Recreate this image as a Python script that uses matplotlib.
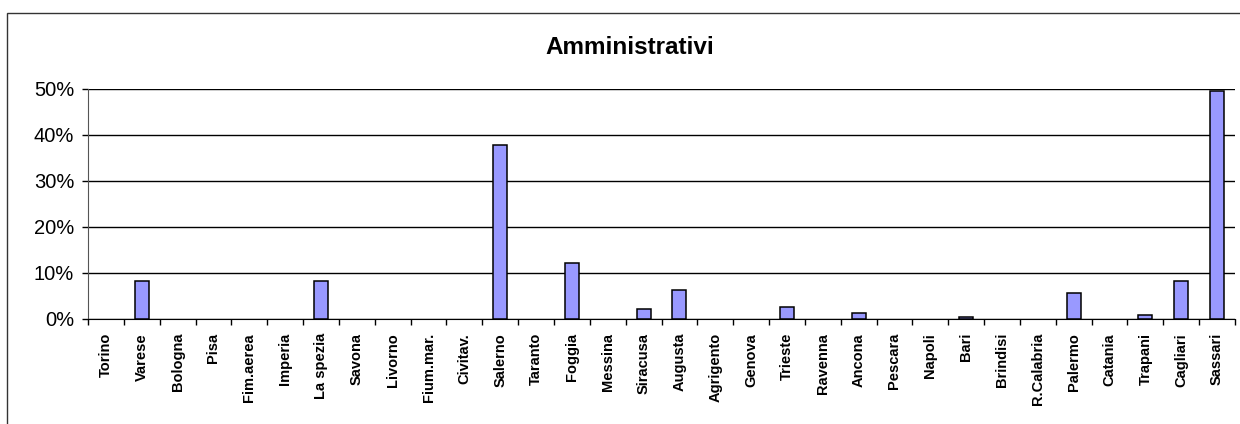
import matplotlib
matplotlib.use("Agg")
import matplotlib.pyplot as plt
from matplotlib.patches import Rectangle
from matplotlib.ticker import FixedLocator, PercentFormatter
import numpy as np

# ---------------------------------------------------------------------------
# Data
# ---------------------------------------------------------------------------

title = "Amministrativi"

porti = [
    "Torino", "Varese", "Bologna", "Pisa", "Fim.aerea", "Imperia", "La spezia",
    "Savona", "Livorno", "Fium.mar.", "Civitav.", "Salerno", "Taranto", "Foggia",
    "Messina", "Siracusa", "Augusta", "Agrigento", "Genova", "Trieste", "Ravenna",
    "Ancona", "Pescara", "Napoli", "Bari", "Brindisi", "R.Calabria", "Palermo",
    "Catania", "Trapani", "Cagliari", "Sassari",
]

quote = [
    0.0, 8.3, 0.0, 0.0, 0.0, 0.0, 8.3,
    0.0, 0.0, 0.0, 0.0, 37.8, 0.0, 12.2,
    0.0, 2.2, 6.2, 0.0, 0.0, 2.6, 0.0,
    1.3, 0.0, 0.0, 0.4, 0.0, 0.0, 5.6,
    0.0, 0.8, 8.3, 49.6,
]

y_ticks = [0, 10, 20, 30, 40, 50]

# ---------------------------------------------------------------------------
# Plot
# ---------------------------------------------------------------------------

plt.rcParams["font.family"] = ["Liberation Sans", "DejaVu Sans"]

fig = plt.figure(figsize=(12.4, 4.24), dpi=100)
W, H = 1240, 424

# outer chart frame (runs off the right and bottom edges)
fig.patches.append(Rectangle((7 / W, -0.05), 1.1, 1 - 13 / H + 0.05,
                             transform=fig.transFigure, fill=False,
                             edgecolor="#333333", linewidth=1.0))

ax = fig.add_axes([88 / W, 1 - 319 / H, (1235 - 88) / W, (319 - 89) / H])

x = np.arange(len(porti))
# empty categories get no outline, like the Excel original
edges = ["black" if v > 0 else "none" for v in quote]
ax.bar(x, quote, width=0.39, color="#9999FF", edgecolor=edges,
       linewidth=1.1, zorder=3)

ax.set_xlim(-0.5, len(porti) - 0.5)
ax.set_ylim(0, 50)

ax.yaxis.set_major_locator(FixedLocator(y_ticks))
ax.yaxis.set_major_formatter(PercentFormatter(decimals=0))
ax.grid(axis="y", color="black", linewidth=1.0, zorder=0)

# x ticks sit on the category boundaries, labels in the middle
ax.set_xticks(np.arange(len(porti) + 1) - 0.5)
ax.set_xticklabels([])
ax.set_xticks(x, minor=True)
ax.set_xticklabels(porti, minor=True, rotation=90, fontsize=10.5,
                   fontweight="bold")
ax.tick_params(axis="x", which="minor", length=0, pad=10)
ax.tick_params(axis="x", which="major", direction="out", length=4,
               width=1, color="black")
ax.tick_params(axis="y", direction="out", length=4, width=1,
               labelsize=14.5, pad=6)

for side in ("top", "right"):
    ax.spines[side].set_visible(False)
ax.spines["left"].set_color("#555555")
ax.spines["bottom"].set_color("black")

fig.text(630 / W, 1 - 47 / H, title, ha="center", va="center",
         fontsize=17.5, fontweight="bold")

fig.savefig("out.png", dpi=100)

■ WRITTEN INSTRUCTION
Do not copy the pictures, but repeat every line exactly.

■ REPLY TO THE TASK
Recreate this image as a Python script that uses matplotlib.
import matplotlib
matplotlib.use("Agg")
import matplotlib.pyplot as plt
from matplotlib.patches import Rectangle
from matplotlib.ticker import FixedLocator, PercentFormatter
import numpy as np

# ---------------------------------------------------------------------------
# Data
# ---------------------------------------------------------------------------

title = "Amministrativi"

porti = [
    "Torino", "Varese", "Bologna", "Pisa", "Fim.aerea", "Imperia", "La spezia",
    "Savona", "Livorno", "Fium.mar.", "Civitav.", "Salerno", "Taranto", "Foggia",
    "Messina", "Siracusa", "Augusta", "Agrigento", "Genova", "Trieste", "Ravenna",
    "Ancona", "Pescara", "Napoli", "Bari", "Brindisi", "R.Calabria", "Palermo",
    "Catania", "Trapani", "Cagliari", "Sassari",
]

quote = [
    0.0, 8.3, 0.0, 0.0, 0.0, 0.0, 8.3,
    0.0, 0.0, 0.0, 0.0, 37.8, 0.0, 12.2,
    0.0, 2.2, 6.2, 0.0, 0.0, 2.6, 0.0,
    1.3, 0.0, 0.0, 0.4, 0.0, 0.0, 5.6,
    0.0, 0.8, 8.3, 49.6,
]

y_ticks = [0, 10, 20, 30, 40, 50]

# ---------------------------------------------------------------------------
# Plot
# ---------------------------------------------------------------------------

plt.rcParams["font.family"] = ["Liberation Sans", "DejaVu Sans"]

fig = plt.figure(figsize=(12.4, 4.24), dpi=100)
W, H = 1240, 424

# outer chart frame (runs off the right and bottom edges)
fig.patches.append(Rectangle((7 / W, -0.05), 1.1, 1 - 13 / H + 0.05,
                             transform=fig.transFigure, fill=False,
                             edgecolor="#333333", linewidth=1.0))

ax = fig.add_axes([88 / W, 1 - 319 / H, (1235 - 88) / W, (319 - 89) / H])

x = np.arange(len(porti))
# empty categories get no outline, like the Excel original
edges = ["black" if v > 0 else "none" for v in quote]
ax.bar(x, quote, width=0.39, color="#9999FF", edgecolor=edges,
       linewidth=1.1, zorder=3)

ax.set_xlim(-0.5, len(porti) - 0.5)
ax.set_ylim(0, 50)

ax.yaxis.set_major_locator(FixedLocator(y_ticks))
ax.yaxis.set_major_formatter(PercentFormatter(decimals=0))
ax.grid(axis="y", color="black", linewidth=1.0, zorder=0)

# x ticks sit on the category boundaries, labels in the middle
ax.set_xticks(np.arange(len(porti) + 1) - 0.5)
ax.set_xticklabels([])
ax.set_xticks(x, minor=True)
ax.set_xticklabels(porti, minor=True, rotation=90, fontsize=10.5,
                   fontweight="bold")
ax.tick_params(axis="x", which="minor", length=0, pad=10)
ax.tick_params(axis="x", which="major", direction="out", length=4,
               width=1, color="black")
ax.tick_params(axis="y", direction="out", length=4, width=1,
               labelsize=14.5, pad=6)

for side in ("top", "right"):
    ax.spines[side].set_visible(False)
ax.spines["left"].set_color("#555555")
ax.spines["bottom"].set_color("black")

fig.text(630 / W, 1 - 47 / H, title, ha="center", va="center",
         fontsize=17.5, fontweight="bold")

fig.savefig("out.png", dpi=100)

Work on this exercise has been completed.